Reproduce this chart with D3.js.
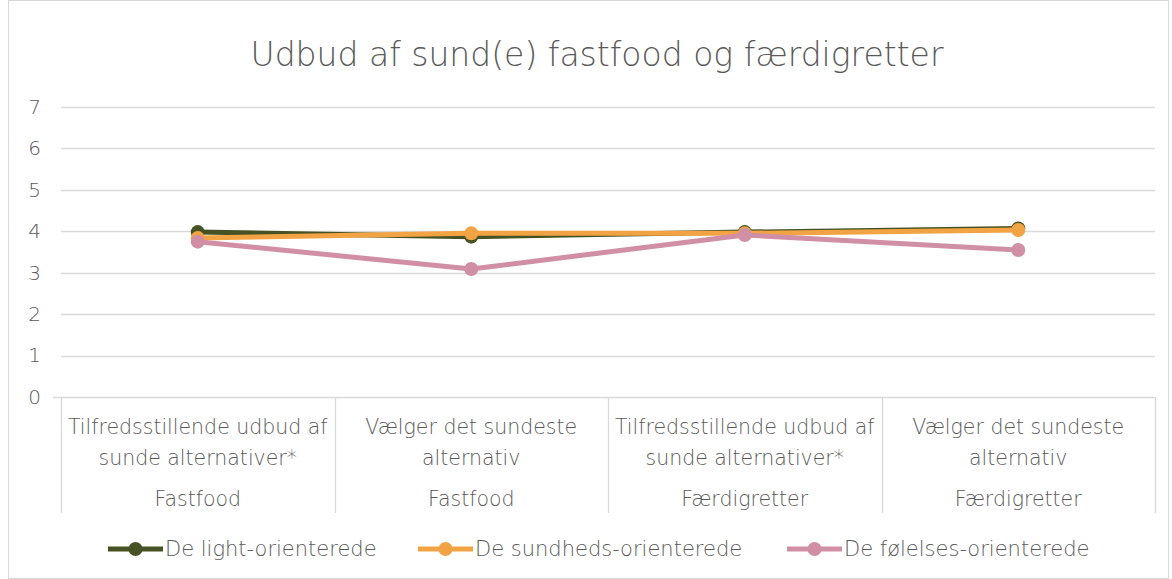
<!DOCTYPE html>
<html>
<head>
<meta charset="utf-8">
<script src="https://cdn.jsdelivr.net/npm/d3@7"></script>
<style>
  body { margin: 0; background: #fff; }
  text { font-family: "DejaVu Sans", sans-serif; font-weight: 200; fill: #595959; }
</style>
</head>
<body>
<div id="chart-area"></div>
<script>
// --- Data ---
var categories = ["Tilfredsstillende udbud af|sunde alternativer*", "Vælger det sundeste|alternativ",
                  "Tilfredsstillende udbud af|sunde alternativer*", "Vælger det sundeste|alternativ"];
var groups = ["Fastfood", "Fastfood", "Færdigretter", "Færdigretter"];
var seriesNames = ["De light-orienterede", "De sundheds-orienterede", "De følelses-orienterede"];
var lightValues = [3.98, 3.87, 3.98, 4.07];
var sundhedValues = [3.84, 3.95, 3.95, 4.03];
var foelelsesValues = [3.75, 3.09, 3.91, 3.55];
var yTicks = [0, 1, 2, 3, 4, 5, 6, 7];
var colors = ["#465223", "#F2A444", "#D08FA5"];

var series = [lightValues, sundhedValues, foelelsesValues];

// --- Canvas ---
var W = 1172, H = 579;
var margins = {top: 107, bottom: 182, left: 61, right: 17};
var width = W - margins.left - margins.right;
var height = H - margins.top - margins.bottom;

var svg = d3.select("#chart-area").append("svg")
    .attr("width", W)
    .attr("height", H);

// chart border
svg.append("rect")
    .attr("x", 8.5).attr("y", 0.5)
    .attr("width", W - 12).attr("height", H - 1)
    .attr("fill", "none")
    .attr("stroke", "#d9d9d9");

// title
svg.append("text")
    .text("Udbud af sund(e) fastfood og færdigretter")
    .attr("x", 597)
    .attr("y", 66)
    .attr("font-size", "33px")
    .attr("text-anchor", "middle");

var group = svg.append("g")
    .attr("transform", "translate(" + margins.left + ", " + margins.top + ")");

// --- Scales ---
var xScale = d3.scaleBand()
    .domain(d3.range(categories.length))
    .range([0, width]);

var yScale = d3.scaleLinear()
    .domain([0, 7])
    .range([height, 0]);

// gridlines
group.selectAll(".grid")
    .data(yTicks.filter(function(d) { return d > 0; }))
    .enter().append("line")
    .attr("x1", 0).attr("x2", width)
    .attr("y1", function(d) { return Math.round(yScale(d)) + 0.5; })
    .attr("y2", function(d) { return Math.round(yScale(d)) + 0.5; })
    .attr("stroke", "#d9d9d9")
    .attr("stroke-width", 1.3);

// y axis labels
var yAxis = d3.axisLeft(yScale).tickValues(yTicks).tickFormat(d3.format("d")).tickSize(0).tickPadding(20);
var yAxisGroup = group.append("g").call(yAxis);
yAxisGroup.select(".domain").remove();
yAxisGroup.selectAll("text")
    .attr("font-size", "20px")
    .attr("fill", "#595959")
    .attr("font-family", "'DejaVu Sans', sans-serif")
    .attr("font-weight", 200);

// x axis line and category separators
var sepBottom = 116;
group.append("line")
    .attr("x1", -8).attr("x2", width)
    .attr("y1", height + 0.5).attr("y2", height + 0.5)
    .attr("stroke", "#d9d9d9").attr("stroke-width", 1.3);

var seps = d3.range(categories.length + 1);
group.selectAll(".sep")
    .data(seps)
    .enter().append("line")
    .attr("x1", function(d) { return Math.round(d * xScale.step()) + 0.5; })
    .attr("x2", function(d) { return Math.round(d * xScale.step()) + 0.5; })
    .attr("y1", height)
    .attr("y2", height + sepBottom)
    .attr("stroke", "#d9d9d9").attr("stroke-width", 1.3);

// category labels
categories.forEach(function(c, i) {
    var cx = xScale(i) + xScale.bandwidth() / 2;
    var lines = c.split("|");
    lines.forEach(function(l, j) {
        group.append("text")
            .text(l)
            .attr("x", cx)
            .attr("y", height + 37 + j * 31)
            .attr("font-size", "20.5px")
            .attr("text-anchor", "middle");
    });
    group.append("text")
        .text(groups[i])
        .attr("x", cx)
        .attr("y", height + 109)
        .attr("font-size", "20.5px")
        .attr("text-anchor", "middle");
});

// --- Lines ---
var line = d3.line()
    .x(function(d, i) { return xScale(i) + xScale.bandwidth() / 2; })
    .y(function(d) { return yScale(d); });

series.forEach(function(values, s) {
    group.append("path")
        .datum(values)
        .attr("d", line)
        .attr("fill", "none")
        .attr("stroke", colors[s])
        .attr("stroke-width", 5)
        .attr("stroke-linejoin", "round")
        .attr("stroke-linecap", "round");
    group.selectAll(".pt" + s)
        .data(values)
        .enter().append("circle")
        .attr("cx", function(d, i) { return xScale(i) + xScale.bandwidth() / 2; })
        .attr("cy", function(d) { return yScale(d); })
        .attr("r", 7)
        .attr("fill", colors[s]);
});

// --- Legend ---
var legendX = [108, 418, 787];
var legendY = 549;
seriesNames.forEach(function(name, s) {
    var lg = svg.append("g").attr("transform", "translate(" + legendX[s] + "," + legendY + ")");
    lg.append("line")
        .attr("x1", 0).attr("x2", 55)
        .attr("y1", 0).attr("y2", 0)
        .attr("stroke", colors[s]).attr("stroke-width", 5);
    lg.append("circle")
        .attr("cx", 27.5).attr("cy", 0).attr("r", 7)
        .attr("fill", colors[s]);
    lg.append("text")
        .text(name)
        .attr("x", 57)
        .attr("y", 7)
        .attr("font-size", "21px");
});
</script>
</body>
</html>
--
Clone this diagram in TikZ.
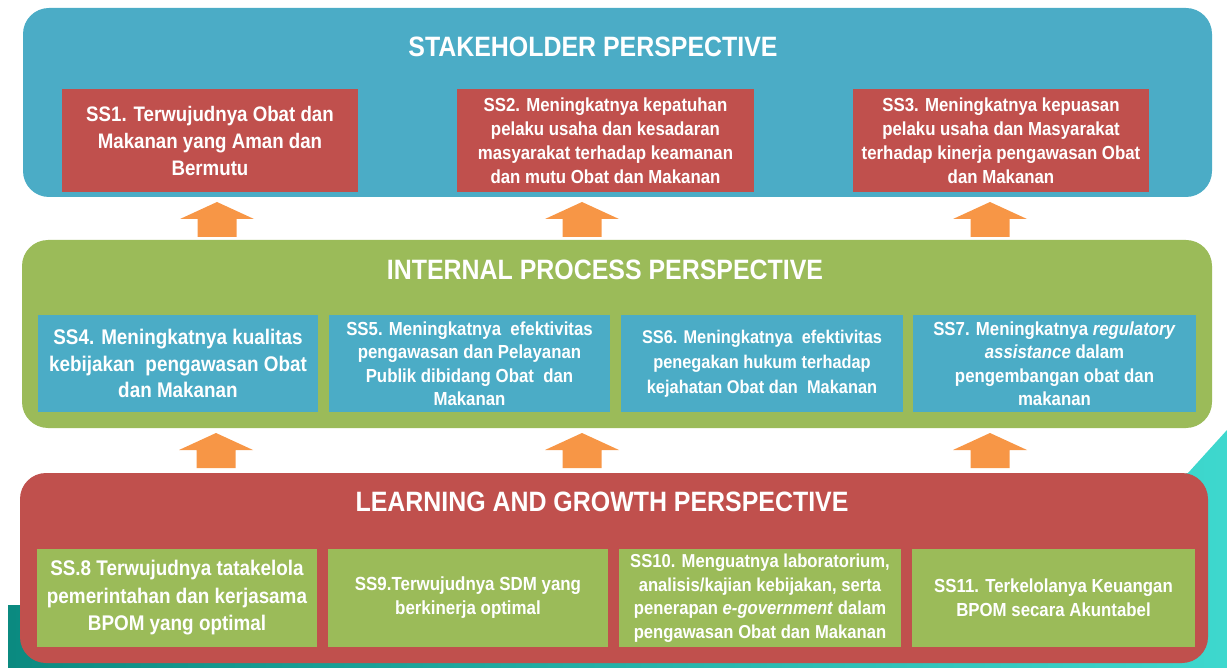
--
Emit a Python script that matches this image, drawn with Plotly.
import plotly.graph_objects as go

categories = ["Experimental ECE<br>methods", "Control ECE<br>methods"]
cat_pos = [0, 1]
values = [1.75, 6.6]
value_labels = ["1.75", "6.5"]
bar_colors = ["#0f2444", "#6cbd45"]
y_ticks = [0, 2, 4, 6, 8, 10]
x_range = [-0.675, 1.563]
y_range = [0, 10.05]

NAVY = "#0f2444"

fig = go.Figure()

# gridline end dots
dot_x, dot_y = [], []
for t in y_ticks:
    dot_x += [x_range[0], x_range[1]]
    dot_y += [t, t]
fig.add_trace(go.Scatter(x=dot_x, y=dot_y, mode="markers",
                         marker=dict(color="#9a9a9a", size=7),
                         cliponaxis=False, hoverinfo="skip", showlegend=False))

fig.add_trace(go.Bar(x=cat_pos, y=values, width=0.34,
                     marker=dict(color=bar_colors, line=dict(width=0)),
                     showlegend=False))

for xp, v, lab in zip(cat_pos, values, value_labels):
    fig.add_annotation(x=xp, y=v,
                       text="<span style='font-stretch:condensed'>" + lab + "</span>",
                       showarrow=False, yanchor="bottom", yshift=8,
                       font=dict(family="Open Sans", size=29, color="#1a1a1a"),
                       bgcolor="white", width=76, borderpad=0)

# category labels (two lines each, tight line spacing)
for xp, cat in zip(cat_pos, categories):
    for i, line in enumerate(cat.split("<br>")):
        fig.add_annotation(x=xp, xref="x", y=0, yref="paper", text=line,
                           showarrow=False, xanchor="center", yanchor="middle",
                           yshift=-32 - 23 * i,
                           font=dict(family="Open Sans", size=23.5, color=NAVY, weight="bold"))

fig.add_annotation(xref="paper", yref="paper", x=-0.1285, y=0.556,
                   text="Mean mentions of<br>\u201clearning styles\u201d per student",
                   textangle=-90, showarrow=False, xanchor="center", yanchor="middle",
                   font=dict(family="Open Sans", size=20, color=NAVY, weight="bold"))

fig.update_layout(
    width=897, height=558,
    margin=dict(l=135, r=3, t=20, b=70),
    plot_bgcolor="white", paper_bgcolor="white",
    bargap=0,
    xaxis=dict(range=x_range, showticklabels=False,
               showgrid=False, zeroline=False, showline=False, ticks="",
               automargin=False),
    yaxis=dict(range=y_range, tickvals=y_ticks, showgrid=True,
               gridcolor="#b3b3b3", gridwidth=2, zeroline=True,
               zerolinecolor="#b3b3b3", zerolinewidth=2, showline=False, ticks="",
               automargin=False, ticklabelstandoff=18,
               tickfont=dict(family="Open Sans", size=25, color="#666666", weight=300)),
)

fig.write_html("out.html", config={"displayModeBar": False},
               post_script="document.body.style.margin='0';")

◆ **STATED TASK**:
Output, from the data above, the lines from the line with "Emit a Python" to the line with "fig = go.Figure()" exactly as they stand, both ends included and nothing else.

◆ **FINISHED TASK**:
Emit a Python script that matches this image, drawn with Plotly.
import plotly.graph_objects as go

categories = ["Experimental ECE<br>methods", "Control ECE<br>methods"]
cat_pos = [0, 1]
values = [1.75, 6.6]
value_labels = ["1.75", "6.5"]
bar_colors = ["#0f2444", "#6cbd45"]
y_ticks = [0, 2, 4, 6, 8, 10]
x_range = [-0.675, 1.563]
y_range = [0, 10.05]

NAVY = "#0f2444"

fig = go.Figure()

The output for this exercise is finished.